Artist is self-described ‘nonbinary creature maker’
A “queer metalsmith” will be one of the featured lecturers in the University of Wisconsin-Milwaukee’s upcoming Artists Now! series, paid for in part by student fees.
The artist, Sulo Bee, co-founded the group Queer Metalsmiths “to uplift queer voices in the field of metalsmithing and craft,” according to the UW Peck School of the Arts’ website.

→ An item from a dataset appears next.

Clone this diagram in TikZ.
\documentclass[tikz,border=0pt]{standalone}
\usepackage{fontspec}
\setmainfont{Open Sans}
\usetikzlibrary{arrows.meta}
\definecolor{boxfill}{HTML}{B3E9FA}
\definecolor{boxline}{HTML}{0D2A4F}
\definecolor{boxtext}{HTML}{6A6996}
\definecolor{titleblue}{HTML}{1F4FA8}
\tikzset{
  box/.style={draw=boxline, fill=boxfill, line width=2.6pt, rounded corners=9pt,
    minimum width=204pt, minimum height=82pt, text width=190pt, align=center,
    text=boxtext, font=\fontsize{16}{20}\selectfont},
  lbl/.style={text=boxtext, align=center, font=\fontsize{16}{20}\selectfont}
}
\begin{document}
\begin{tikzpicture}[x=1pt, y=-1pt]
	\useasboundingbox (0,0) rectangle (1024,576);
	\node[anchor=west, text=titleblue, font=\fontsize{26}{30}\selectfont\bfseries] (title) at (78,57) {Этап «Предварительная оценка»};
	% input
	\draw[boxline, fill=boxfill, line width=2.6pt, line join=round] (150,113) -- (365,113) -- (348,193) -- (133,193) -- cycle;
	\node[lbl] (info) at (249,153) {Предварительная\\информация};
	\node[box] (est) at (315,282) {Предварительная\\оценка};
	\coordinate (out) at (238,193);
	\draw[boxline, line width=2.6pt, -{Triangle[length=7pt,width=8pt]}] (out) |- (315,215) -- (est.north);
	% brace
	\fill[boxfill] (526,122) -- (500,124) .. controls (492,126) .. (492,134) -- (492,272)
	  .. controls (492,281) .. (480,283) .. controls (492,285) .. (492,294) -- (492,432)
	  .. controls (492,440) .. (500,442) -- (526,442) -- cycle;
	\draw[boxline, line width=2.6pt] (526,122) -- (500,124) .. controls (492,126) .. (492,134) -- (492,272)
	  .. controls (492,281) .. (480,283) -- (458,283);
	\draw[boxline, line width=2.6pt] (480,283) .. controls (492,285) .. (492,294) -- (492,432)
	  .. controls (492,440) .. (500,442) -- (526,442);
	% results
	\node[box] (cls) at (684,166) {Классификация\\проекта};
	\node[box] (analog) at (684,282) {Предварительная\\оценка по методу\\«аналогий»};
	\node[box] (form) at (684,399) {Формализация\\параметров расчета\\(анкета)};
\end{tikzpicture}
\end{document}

Bee’s personal website describes the artist as a “nonbinary creature maker and world builder” whose work (pictured) has received a number of awards.
Bee’s presentation is part of a year-long art lecture series to “explore and expand the boundaries of creative visual practices alongside others with an interest in contemporary visual art,” the website states.

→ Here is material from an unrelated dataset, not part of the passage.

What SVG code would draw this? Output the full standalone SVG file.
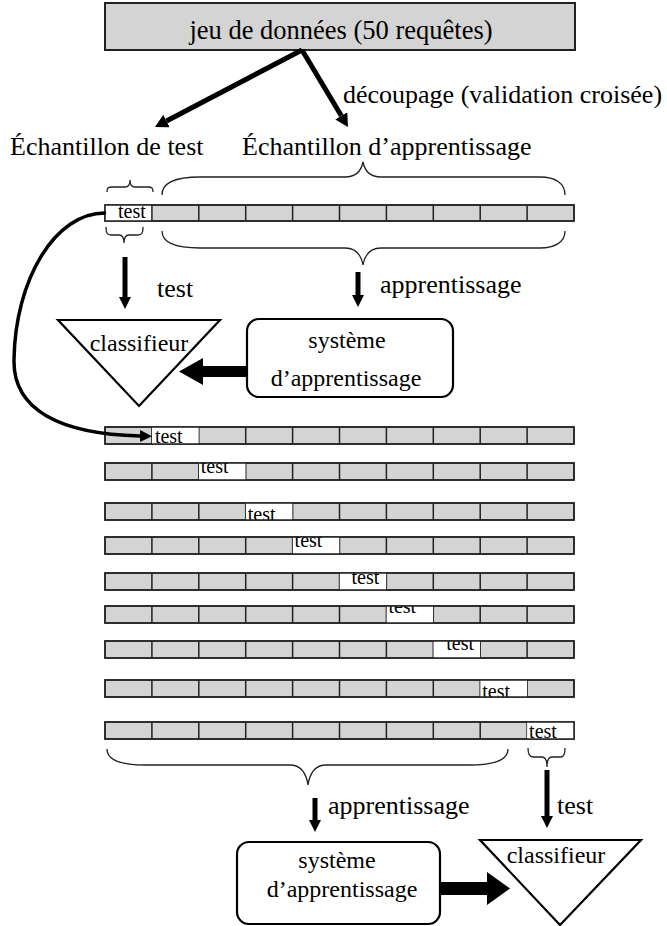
<svg xmlns="http://www.w3.org/2000/svg" width="667" height="926" viewBox="0 0 667 926">
<style>
text{font-family:'Liberation Serif','DejaVu Serif',serif;fill:#000}
.lbl{font-size:26px}
.box{font-size:24px}
.cell{font-size:20px}
.strip{fill:#d4d4d4;stroke:#222;stroke-width:1.5}
.div{stroke:#222;stroke-width:1.5}
.white{fill:#fff}
.brace{fill:none;stroke:#222;stroke-width:1.3}
.arrow{fill:none;stroke:#000;stroke-width:5}
.thin{fill:none;stroke:#000;stroke-width:3.5}
.shape{fill:#fff;stroke:#000;stroke-width:2.2}
</style>
<defs>
<marker id="ah" markerUnits="userSpaceOnUse" markerWidth="14" markerHeight="14" refX="0" refY="7" orient="auto" viewBox="0 0 14 14">
<path d="M0,0 L13,7 L0,14 z" fill="#000"/>
</marker>
<marker id="ah2" markerUnits="userSpaceOnUse" markerWidth="13" markerHeight="12" refX="0" refY="6" orient="auto" viewBox="0 0 13 12">
<path d="M0,0 L12,6 L0,12 z" fill="#000"/>
</marker>
<g id="stripbase">
<rect class="strip" x="105" y="0" width="469" height="17"/>
<path class="div" d="M151.9,0V17M198.8,0V17M245.7,0V17M292.6,0V17M339.5,0V17M386.4,0V17M433.3,0V17M480.2,0V17M527.1,0V17"/>
</g>
</defs>

<g font-family="Liberation Serif, DejaVu Serif, serif">
<g id="dataset">
<rect x="105" y="3" width="470" height="47" fill="#d4d4d4" stroke="#222" stroke-width="2"/>
<text class="lbl" x="341" y="39" text-anchor="middle" style="font-size:26.5px">jeu de données (50 requêtes)</text>
</g>

<g id="labels">
<text class="lbl" x="343" y="103">découpage (validation croisée)</text>
<text class="lbl" x="10" y="155">Échantillon de test</text>
<text class="lbl" x="242" y="155">Échantillon d’apprentissage</text>
<text class="lbl" x="157" y="297">test</text>
<text class="lbl" x="380" y="293">apprentissage</text>
<text class="lbl" x="328" y="814">apprentissage</text>
<text class="lbl" x="557" y="814">test</text>
</g>

<g id="braces">
<path class="brace" d="M107,192 C107,188 108,187 112,187 L125,187 C128,187 130,185 130,180 C130,185 132,187 135,187 L148,187 C152,187 153,188 153,192"/>
<path class="brace" d="M162,195 C162,183 175,177 200,177 L345,177 C355,177 361,172 363,162 C365,172 371,177 381,177 L540,177 C555,177 565,183 565,195"/>
<path class="brace" d="M106,227 C106,233 107,235 111,235 L119,235 C122,235 124,237 124,243 C124,237 126,235 129,235 L138,235 C142,235 143,233 143,227"/>
<path class="brace" d="M162,231 C162,242 175,248 200,248 L345,248 C355,248 361,254 363,265 C365,254 371,248 381,248 L540,248 C555,248 565,242 565,231"/>
<path class="brace" d="M107,749 C107,760 120,765 145,765 L290,765 C300,765 306,772 308,785 C310,772 316,765 326,765 L470,765 C495,765 508,760 508,749"/>
<path class="brace" d="M528,748 C528,754 529,757 533,757 L542,757 C545,757 547,760 547,767 C547,760 549,757 552,757 L561,757 C564,757 565,754 565,748"/>
</g>

<g id="strip0">
<rect class="strip" x="105" y="205" width="469" height="16"/>
<rect class="white" x="105" y="205" width="46.9" height="16"/>
<path class="div" d="M151.9,205V221M198.8,205V221M245.7,205V221M292.6,205V221M339.5,205V221M386.4,205V221M433.3,205V221M480.2,205V221M527.1,205V221"/>
<rect x="105" y="205" width="469" height="16" fill="none" stroke="#222" stroke-width="1.5"/>
<text class="cell" x="118" y="218">test</text>
</g>

<g id="classifier1">
<polygon class="shape" points="58,320 220,320 139,406"/>
<text class="box" x="139" y="351" text-anchor="middle">classifieur</text>
</g>

<g id="system1">
<rect class="shape" x="247" y="319" width="206" height="78" rx="12" stroke-width="2.5"/>
<text class="box" x="347" y="348" text-anchor="middle">système</text>
<text class="box" x="346" y="386" text-anchor="middle">d’apprentissage</text>
</g>

<g id="strips">
<g id="stripA"><use href="#stripbase" y="427"/><svg x="151.9" y="427" width="46.9" height="17"><rect class="white" width="46.9" height="17"/><text class="cell" x="3" y="16">test</text></svg><rect x="105" y="427" width="469" height="17" fill="none" stroke="#222" stroke-width="1.5"/></g>
<g id="stripB"><use href="#stripbase" y="463"/><svg x="198.8" y="463" width="46.9" height="17"><rect class="white" width="46.9" height="17"/><text class="cell" x="2" y="10">test</text></svg><rect x="105" y="463" width="469" height="17" fill="none" stroke="#222" stroke-width="1.5"/></g>
<g id="stripC"><use href="#stripbase" y="503"/><svg x="245.7" y="503" width="46.9" height="17"><rect class="white" width="46.9" height="17"/><text class="cell" x="2" y="18">test</text></svg><rect x="105" y="503" width="469" height="17" fill="none" stroke="#222" stroke-width="1.5"/></g>
<g id="stripD"><use href="#stripbase" y="537"/><svg x="292.6" y="537" width="46.9" height="17"><rect class="white" width="46.9" height="17"/><text class="cell" x="2" y="10">test</text></svg><rect x="105" y="537" width="469" height="17" fill="none" stroke="#222" stroke-width="1.5"/></g>
<g id="stripE"><use href="#stripbase" y="573"/><svg x="339.5" y="573" width="46.9" height="17"><rect class="white" width="46.9" height="17"/><text class="cell" x="12" y="11">test</text></svg><rect x="105" y="573" width="469" height="17" fill="none" stroke="#222" stroke-width="1.5"/></g>
<g id="stripF"><use href="#stripbase" y="606"/><svg x="386.4" y="606" width="46.9" height="17"><rect class="white" width="46.9" height="17"/><text class="cell" x="2" y="7">test</text></svg><rect x="105" y="606" width="469" height="17" fill="none" stroke="#222" stroke-width="1.5"/></g>
<g id="stripG"><use href="#stripbase" y="641"/><svg x="433.3" y="641" width="46.9" height="17"><rect class="white" width="46.9" height="17"/><text class="cell" x="13" y="9">test</text></svg><rect x="105" y="641" width="469" height="17" fill="none" stroke="#222" stroke-width="1.5"/></g>
<g id="stripH"><use href="#stripbase" y="680"/><svg x="480.2" y="680" width="46.9" height="17"><rect class="white" width="46.9" height="17"/><text class="cell" x="2" y="18">test</text></svg><rect x="105" y="680" width="469" height="17" fill="none" stroke="#222" stroke-width="1.5"/></g>
<g id="stripI"><use href="#stripbase" y="722"/><svg x="527.1" y="722" width="46.9" height="17"><rect class="white" width="46.9" height="17"/><text class="cell" x="2" y="16">test</text></svg><rect x="105" y="722" width="469" height="17" fill="none" stroke="#222" stroke-width="1.5"/></g>
</g>

<g id="system2">
<rect class="shape" x="237" y="842" width="203" height="82" rx="12" stroke-width="2.5"/>
<text class="box" x="337" y="868" text-anchor="middle">système</text>
<text class="box" x="342" y="897" text-anchor="middle">d’apprentissage</text>
</g>

<g id="classifier2">
<polygon class="shape" points="480,840 641,840 560,925"/>
<text class="box" x="556" y="863" text-anchor="middle">classifieur</text>
</g>
</g>

<g id="connectors">
<line class="arrow" x1="302" y1="50" x2="166.5" y2="121" marker-end="url(#ah)"/>
<line class="arrow" x1="302" y1="50" x2="341.3" y2="115.8" marker-end="url(#ah)"/>
<line class="arrow" x1="125" y1="257" x2="125" y2="297" marker-end="url(#ah2)"/>
<line class="arrow" x1="358" y1="272" x2="358" y2="295" marker-end="url(#ah2)"/>
<line class="arrow" x1="315" y1="798" x2="315" y2="820" marker-end="url(#ah2)"/>
<line class="arrow" x1="547" y1="770" x2="547" y2="816" marker-end="url(#ah2)"/>
<path class="thin" d="M106,213 C55,212 15,280 14,360 C13,410 60,434 140,436" marker-end="url(#ah2)"/>
<polygon points="247,366 203,366 203,358 179,371.5 203,385 203,377 247,377" fill="#000"/>
<polygon points="440,882 487,882 487,872 510,888.5 487,905 487,895 440,895" fill="#000"/>
</g>
</svg>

Funding for the lecture comes, in part, from the public university’s differential tuition fund, which is “an additional fee that students are required to pay each semester,” The New Guard reports.
Bee also is a lecturer in metals and foundations at the School of Art and Design at Texas State University in San Marcos.
“Couching my subversion to contemporary society’s gendered expectations in vibrant colors and intricate constructions, binaries blur as I layer, respond, and transform elements through blind contour drawing and experimental techniques in metalworking,” Bee’s website states.
Additionally, the artist sells jewelry, stickers, and other artwork through the shop $P4RKL3_FiLTH, advertising pieces to “be used for ‘worship and chaotic order,’” according to The New Guard.
Race and gender identities are mentioned in a number of the artists’ short bios in the UW Milwaukee guest lecture series.
One, Danielle Brathwaite-Shirley, is a “black trans artist, game developer and mother” who works through video games “to bring to the forefront the experiences of Black trans women and, more generally, to archive the Black trans experience,” according to the website.
Another lecturer, Jenie Gao, is described as a “Taiwanese-Chinese American, woman of color, and descendant of working class immigrants” who “runs an anti-gentrification arts business, specializing in printmaking, public art, social practice, and storytelling.”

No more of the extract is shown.